It was torture enough for the Arizona State baseball team that it could not play in the postseason last year, but having to watch arch-rival Arizona win the national championship made the playoff ban all the more painful.
“When they won the national championship, we couldn’t help but think ‘What if we were in the playoffs? What if we were there to stop them?'” junior ASU pitcher Trevor Williams said Tuesday. “Now we have the chance to prove to ourselves that we should have been there last year and we should have stopped them.”
With the dark cloud of NCAA sanctions now lifted, ASU has again set its sights on the College World Series in Omaha.
As a few players and fourth-year coach Tim Esmay met with local media Tuesday, the tone was much different than a year earlier when they could only aim as high as a Pac-12 championship.
“Having grown up in this program, last year was probably the toughest thing I’ve ever had to do,” Esmay said. “To sit and tell guys in November that ‘Oh, by the way, no matter what you do, you’re not going to get an opportunity to go to the postseason.'”
Added senior catcher Max Rossiter: “It’s like a monkey off our back. We can finally say we’re going to go to Omaha this year, and we will. So it’s just a big relief to get that off our shoulders.”
Rossiter is not alone in his confidence. Williams, an All-American last season, when he went 12-2 with a 2.05 ERA, and fellow pitcher Alex Blackford also expressed belief that this group is built for a College World Series run.
Esmay was more unassuming in his outlook for the season, perhaps because he has more to figure out than each individual player. Still, it was clear Esmay believes his team has the necessary ingredients despite losing 10 players to the MLB Draft, including stars Deven Marrero, Brady Rodgers and Joey DeMichele.

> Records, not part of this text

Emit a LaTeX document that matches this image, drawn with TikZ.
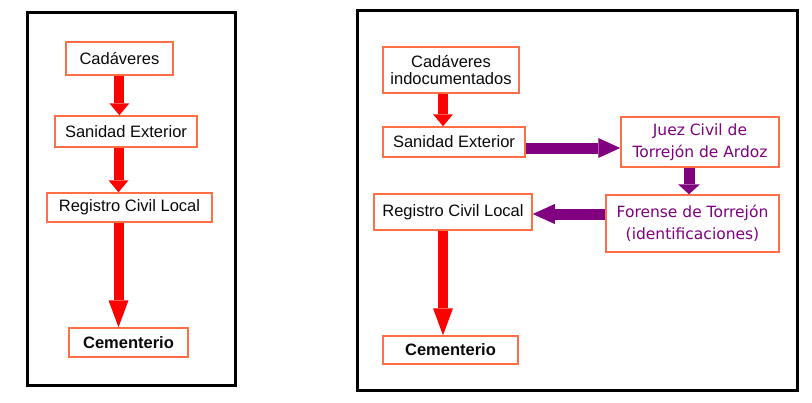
\documentclass[tikz,border=0pt]{standalone}
\usepackage{fontspec}
\setmainfont{Liberation Sans}
\newfontfamily\purplefont{DejaVu Sans}
\usetikzlibrary{arrows.meta}
\definecolor{boxline}{RGB}{255,110,70}
\definecolor{arrred}{RGB}{255,0,0}
\definecolor{arrpurple}{RGB}{128,0,128}
\definecolor{txt}{RGB}{10,10,10}
\begin{document}
\begin{tikzpicture}[x=1pt,y=-1pt,
  box/.style={draw=boxline, line width=1.5pt, fill=white, inner sep=0pt, align=center, text=txt, font=\fontsize{16.5}{17}\selectfont},
  bbox/.style={box, font=\fontsize{16.5}{17}\selectfont\bfseries},
  pbox/.style={box, text=arrpurple, font=\purplefont\fontsize{15.5}{22.5}\selectfont},
  frame/.style={draw=black, line width=3pt},
  redarrow/.style={draw=arrred, line width=10pt, -{Triangle[length=12pt,width=20pt,line width=0pt]}},
  redlong/.style={draw=arrred, line width=10pt, -{Triangle[length=27pt,width=20pt,line width=0pt]}},
  purparrow/.style={draw=arrpurple, line width=11pt, -{Triangle[length=22pt,width=20pt,line width=0pt]}},
  purpshort/.style={draw=arrpurple, line width=11pt, -{Triangle[length=10pt,width=22pt,line width=0pt]}}
]
\useasboundingbox (0,0) rectangle (812,402);
% frames
\draw[frame] (27,12) rectangle (235,385);
\draw[frame] (357,10) rectangle (797,390);
% left diagram
\node[box, minimum width=107pt, minimum height=33pt] (l1) at (119.4,58.5) {Cadáveres};
\node[box, minimum width=142pt, minimum height=31pt] (l2) at (126,131.5) {Sanidad Exterior};
\node[box, minimum width=165pt, minimum height=29pt] (l3) at (129.5,207.5) {Registro Civil Local};
\node[bbox, minimum width=119pt, minimum height=29pt] (l4) at (128.5,342.5) {Cementerio};
\draw[redarrow] (l1.south) -- (l1.south |- l2.north);
\draw[redarrow] ([xshift=-7.5pt]l2.south) -- ([xshift=-7.5pt]l2.south |- l3.north);
\draw[redlong] ([xshift=-11pt]l3.south) -- ([xshift=-11pt]l3.south |- l4.north);
% right diagram
\node[box, minimum width=136pt, minimum height=46pt] (r1) at (451,70) {Cadáveres\\indocumentados};
\node[box, minimum width=142pt, minimum height=30pt] (r2) at (454,142) {Sanidad Exterior};
\node[pbox, minimum width=158pt, minimum height=50pt] (r3) at (700,142) {Juez Civil de\\Torrejón de Ardoz};
\node[pbox, minimum width=173pt, minimum height=57pt] (r4) at (692.5,223.5) {Forense de Torrejón\\(identificaciones)};
\node[box, minimum width=158pt, minimum height=36pt] (r5) at (453,212) {Registro Civil Local};
\node[bbox, minimum width=135pt, minimum height=28pt] (r6) at (450.5,350) {Cementerio};
\draw[redarrow] ([xshift=-8pt]r1.south) -- ([xshift=-8pt]r1.south |- r2.north);
\draw[purparrow] ([yshift=-6pt]r2.east) -- ([yshift=-6pt]r2.east -| r3.west);
\draw[purpshort] ([xshift=-11pt]r3.south) -- ([xshift=-11pt]r3.south |- r4.north);
\draw[purparrow] ([yshift=9.5pt]r4.west) -- ([yshift=9.5pt]r4.west -| r5.east);
\draw[redlong] ([xshift=-10pt]r5.south) -- ([xshift=-10pt]r5.south |- r6.north);
\end{tikzpicture}
\end{document}
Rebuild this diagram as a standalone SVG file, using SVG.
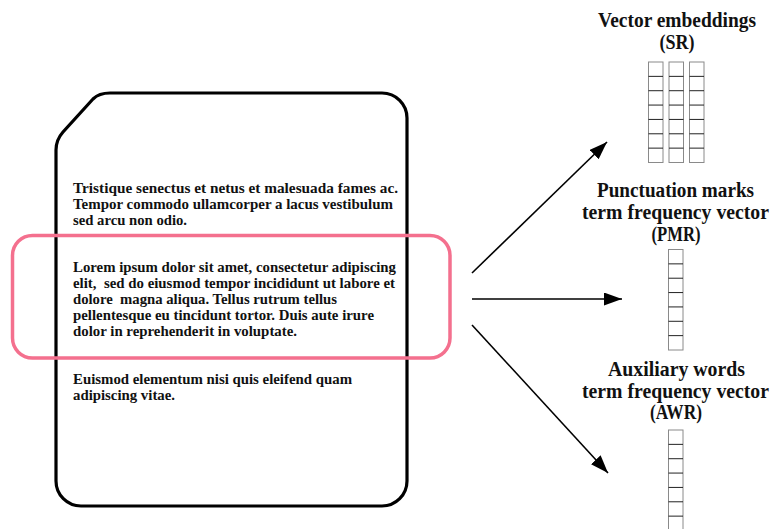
<svg xmlns="http://www.w3.org/2000/svg" width="771" height="529" viewBox="0 0 771 529">
<style>
.body{font-family:"Liberation Serif","Times New Roman",serif;font-weight:bold;font-size:15px;fill:#111;white-space:pre}
.title{font-family:"Liberation Serif","Times New Roman",serif;font-weight:bold;font-size:20px;fill:#111;text-anchor:middle}
.doc{fill:#fff;stroke:#000;stroke-width:3.2;stroke-linejoin:round}
.hl{fill:none;stroke:#F4708E;stroke-width:3.5}
.cellbox{fill:#fff;stroke:#8a8a8a;stroke-width:1}
.cellline{stroke:#222;stroke-width:1}
.arrow{stroke:#000;stroke-width:1.6;fill:none;marker-end:url(#ah)}
</style>
<defs>
<marker id="ah" markerUnits="userSpaceOnUse" markerWidth="19" markerHeight="14" refX="18" refY="6.5" orient="auto">
<path d="M0,0 L18,6.5 L0,13 Z" fill="#000"/>
</marker>
<g id="cells7">
<rect class="cellbox" x="0" y="0" width="14.5" height="100.5"/>
<line class="cellline" x1="0" y1="14.36" x2="14.5" y2="14.36"/>
<line class="cellline" x1="0" y1="28.71" x2="14.5" y2="28.71"/>
<line class="cellline" x1="0" y1="43.07" x2="14.5" y2="43.07"/>
<line class="cellline" x1="0" y1="57.43" x2="14.5" y2="57.43"/>
<line class="cellline" x1="0" y1="71.79" x2="14.5" y2="71.79"/>
<line class="cellline" x1="0" y1="86.14" x2="14.5" y2="86.14"/>
</g>
</defs>
<rect width="771" height="529" fill="#fff"/>

<g id="document">
<path class="doc" d="M56 160 L56 150 Q56 140 63 132 L93 99 Q99 93 110 93 L382 93 A25 25 0 0 1 407 118 L407 481 A25 25 0 0 1 382 506 L81 506 A25 25 0 0 1 56 481 Z"/>
<text class="body" x="73" y="193" textLength="325" lengthAdjust="spacingAndGlyphs">Tristique senectus et netus et malesuada fames ac.</text>
<text class="body" x="73" y="209" textLength="320" lengthAdjust="spacingAndGlyphs">Tempor commodo ullamcorper a lacus vestibulum</text>
<text class="body" x="73" y="225" textLength="114" lengthAdjust="spacingAndGlyphs">sed arcu non odio.</text>
<text class="body" x="73" y="272" textLength="323" lengthAdjust="spacingAndGlyphs">Lorem ipsum dolor sit amet, consectetur adipiscing</text>
<text class="body" x="73" y="288" textLength="322" lengthAdjust="spacingAndGlyphs">elit,  sed do eiusmod tempor incididunt ut labore et</text>
<text class="body" x="73" y="304" textLength="264" lengthAdjust="spacingAndGlyphs">dolore  magna aliqua. Tellus rutrum tellus</text>
<text class="body" x="73" y="320" textLength="301" lengthAdjust="spacingAndGlyphs">pellentesque eu tincidunt tortor. Duis aute irure</text>
<text class="body" x="73" y="336" textLength="224" lengthAdjust="spacingAndGlyphs">dolor in reprehenderit in voluptate.</text>
<text class="body" x="73" y="384" textLength="279" lengthAdjust="spacingAndGlyphs">Euismod elementum nisi quis eleifend quam</text>
<text class="body" x="73" y="400" textLength="102" lengthAdjust="spacingAndGlyphs">adipiscing vitae.</text>
</g>

<g id="highlight">
<rect class="hl" x="12.5" y="235.5" width="437.5" height="122.5" rx="20" ry="20"/>
</g>

<g id="connectors">
<line class="arrow" x1="472" y1="273" x2="607" y2="142"/>
<line class="arrow" x1="472" y1="299" x2="622" y2="299"/>
<line class="arrow" x1="472" y1="325" x2="608" y2="473"/>
</g>

<g id="sr">
<text class="title" x="677" y="27" textLength="158" lengthAdjust="spacingAndGlyphs">Vector embeddings</text>
<text class="title" x="677" y="49" textLength="35" lengthAdjust="spacingAndGlyphs">(SR)</text>
<use href="#cells7" x="648.5" y="62"/>
<use href="#cells7" x="669" y="62"/>
<use href="#cells7" x="689.5" y="62"/>
</g>

<g id="pmr">
<text class="title" x="675.5" y="197" textLength="157" lengthAdjust="spacingAndGlyphs">Punctuation marks</text>
<text class="title" x="675.5" y="219" textLength="187" lengthAdjust="spacingAndGlyphs">term frequency vector</text>
<text class="title" x="676" y="241" textLength="49" lengthAdjust="spacingAndGlyphs">(PMR)</text>
<use href="#cells7" x="668.5" y="249.5"/>
</g>

<g id="awr">
<text class="title" x="676.5" y="376" textLength="137" lengthAdjust="spacingAndGlyphs">Auxiliary words</text>
<text class="title" x="675.5" y="398" textLength="187" lengthAdjust="spacingAndGlyphs">term frequency vector</text>
<text class="title" x="676" y="419" textLength="52" lengthAdjust="spacingAndGlyphs">(AWR)</text>
<use href="#cells7" x="668.5" y="430"/>
</g>
</svg>
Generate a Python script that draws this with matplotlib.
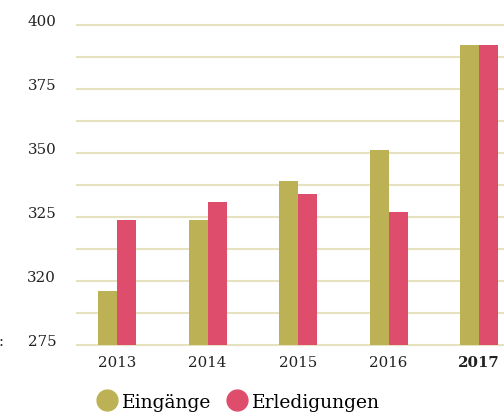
import numpy as np
import matplotlib
matplotlib.use('Agg')
import matplotlib.pyplot as plt
from matplotlib.lines import Line2D

years = ['2013', '2014', '2015', '2016', '2017']
eingaenge = [296, 324, 339, 351, 392]
erledigungen = [324, 331, 334, 327, 392]
ytick_values = [275, 300, 325, 350, 375, 400]
ytick_labels = ['275', '320', '325', '350', '375', '400']

olive = '#BCB255'
pink = '#DE4E6C'
gridc = '#E6E1BF'

plt.rcParams['font.family'] = 'DejaVu Serif'

fig = plt.figure(figsize=(5.04, 4.14), dpi=100)
ax = fig.add_axes([77/504, 1 - 346/414, 1 - 77/504, (346 - 26)/414])

x = np.arange(len(years))
w = 0.21
ax.bar(x - w/2, eingaenge, width=w, color=olive, zorder=3)
ax.bar(x + w/2, erledigungen, width=w, color=pink, zorder=3)

ax.set_xlim(-0.442, 4.276)
ax.set_ylim(275, 400)
ax.set_yticks(ytick_values, ytick_labels)
ax.set_yticks(np.arange(275, 401, 12.5), minor=True)
ax.yaxis.grid(True, which='both', color=gridc, linewidth=1.5, zorder=0)
for t in ax.yaxis.get_major_ticks() + ax.yaxis.get_minor_ticks():
    t.gridline.set_clip_on(False)
ax.set_axisbelow(True)
for s in ax.spines.values():
    s.set_visible(False)

ax.tick_params(axis='y', which='both', length=0, pad=15, labelsize=10.8, labelcolor='#222222')
for lab in ax.get_yticklabels():
    lab.set_verticalalignment('baseline')
ax.set_xticks(x, years)
ax.tick_params(axis='x', length=0, pad=7, labelsize=10.8, labelcolor='#222222')
ax.get_xticklabels()[-1].set_fontweight('bold')

handles = [Line2D([], [], marker='o', linestyle='', color=olive, markersize=15),
           Line2D([], [], marker='o', linestyle='', color=pink, markersize=15)]
fig.legend(handles, ['Eingänge', 'Erledigungen'], loc='center left',
           bbox_to_anchor=(98/504, 1 - 403/414), ncol=2, frameon=False,
           fontsize=13.5, handletextpad=0.3, columnspacing=0.85,
           handlelength=1.0, borderaxespad=0, borderpad=0)

fig.text(-0.002, 1 - 342/414, ':', ha='left', va='center', fontsize=10.8, color='#222222')

fig.savefig('out.png', dpi=100)
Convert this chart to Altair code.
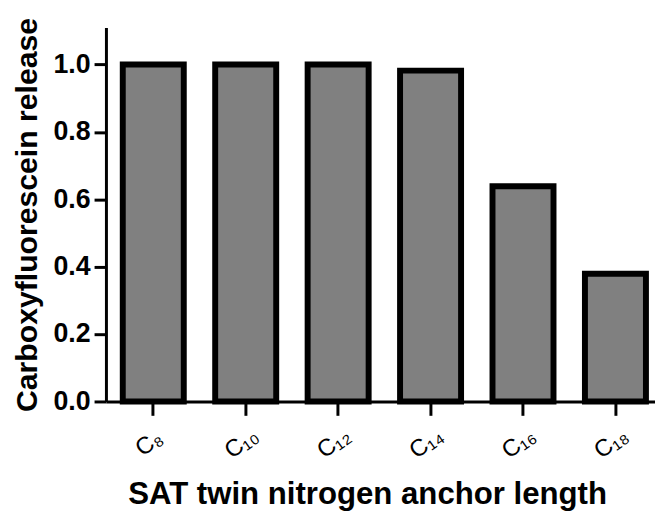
import altair as alt
import pandas as pd

categories = ["C\u2088", "C\u2081\u2080", "C\u2081\u2082", "C\u2081\u2084", "C\u2081\u2086", "C\u2081\u2088"]
values = [1.0, 1.0, 1.0, 0.982, 0.639, 0.379]
y_ticks = [0.0, 0.2, 0.4, 0.6, 0.8, 1.0]

df = pd.DataFrame({"anchor": categories, "release": values})

FONT = "Liberation Sans"

chart = alt.Chart(df).mark_bar(
    color="#808080", stroke="black", strokeWidth=6, strokeJoin="miter"
).encode(
    x=alt.X(
        "anchor:N",
        sort=categories,
        scale=alt.Scale(paddingInner=0.34, paddingOuter=0.14, align=0.65),
        axis=alt.Axis(
            title="SAT twin nitrogen anchor length",
            titleFont=FONT, titleFontSize=31.5, titleFontWeight="bold", titleColor="black",
            titleX=264, titleY=78, titleBaseline="top",
            labelFont="Liberation Sans, DejaVu Sans", labelFontSize=24, labelColor="black",
            labelAngle=-35, labelAlign="center", labelBaseline="middle", labelPadding=28,
            labelOffset=-4,
            domainColor="black", domainWidth=3, tickColor="black", tickWidth=3, tickSize=14,
            grid=False,
        ),
    ),
    y=alt.Y(
        "release:Q",
        scale=alt.Scale(domain=[0, 1.11], nice=False, zero=True),
        axis=alt.Axis(
            title="Carboxyfluorescein release",
            titleFont=FONT, titleFontSize=30.5, titleFontWeight="bold", titleColor="black",
            titlePadding=11,
            values=y_ticks, format=".1f",
            labelFont=FONT, labelFontSize=27, labelFontWeight="bold", labelColor="black",
            labelPadding=4,
            domainColor="black", domainWidth=3, tickColor="black", tickWidth=3, tickSize=12,
            grid=False,
        ),
    ),
).properties(
    width=555,
    height=378,
    autosize=alt.AutoSizeParams(type="none"),
    padding={"left": 99, "top": 17, "right": 0, "bottom": 108},
).configure_view(stroke=None)

chart.save("out.html", embed_options={"renderer": "svg", "actions": False})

“This year’s team doesn’t really have that can’t-miss first-round draft pick, in my opinion, other than maybe Trevor Williams,” Esmay said. “But in my experiences here at Arizona State, when we’ve had really good years we’ve had a really good team.”
ASU welcomes 15 freshmen, some of whom appear likely to play key roles on the pitching staff, but Esmay expects returning players to take another step in development to help replace those who have moved on.
Rossiter could be one of those players, having decided to return for his senior season rather than entering the Pittsburgh Pirates’ system after last year’s draft. He’s the team’s top returning hitter with a .326 average. Other mainstays are junior infielders Michael Benjamin (.322) and James McDonald (.284).
“I came back because I wanted to win a national championship, and I feel like this team can do it,” Rossiter said. “I wanted to taste playoff baseball. I wanted to go to Omaha.”
Rossiter will provide stability for the pitching staff and leadership for a young team, but the Sun Devils could use increased offensive production as well. No returning player had more than McDonald’s 28 RBI last season.
“I see the potential for us to not just be an all running team and a contact team,” Esmay said. “If we can (hit for power), I think it will make a little more well-rounded team.”
There are also questions to be answered on the pitching staff, such as what starters will take on Saturday and Sunday games after Williams handles Friday, and who will replace closer Jake Barrett.
ASU’s schedule might force the Sun Devils to figure a few things out on the fly. After a three-game opening series against Bethune-Cookman, ASU travels to play Tennessee and then returns to play Arkansas twice in the Coca-Cola Classic in Surprise before hosting Long Beach State.
If they can come through that start strong, the Sun Devils will be well positioned for competition in the typically deep and talented Pac-12. In addition to defending national champion Arizona, four other schools are ranked highly in the preseason polls: Oregon State, Stanford, UCLA and Oregon. Though ASU ranked preseason No. 16 by Collegiate Baseball and No. 20 by USA Today, it did not rank in the Baseball America’s preseason poll for the first time in 27 seasons.
That may be partially because of ASU’s absence from the postseason last year, but voters probably also considered ASU’s departures and large freshman class. While players said the rankings can provide motivation, they don’t worry much about preseason polls.
“The only thing that matters to us is being ranked No. 1 at the end of the season,” Blackford said. “We know we have a chance to win a championship every single year here.”
Except last year, of course. But with the return of postseason eligibility comes additional pressure to deliver on lofty goals.
“There’s no excuses,” Esmay said. “That’s the great thing about this. It’s up to us whether we get in or out. We want to talk about this, well we’ve got to walk the walk, and we get that opportunity this year.”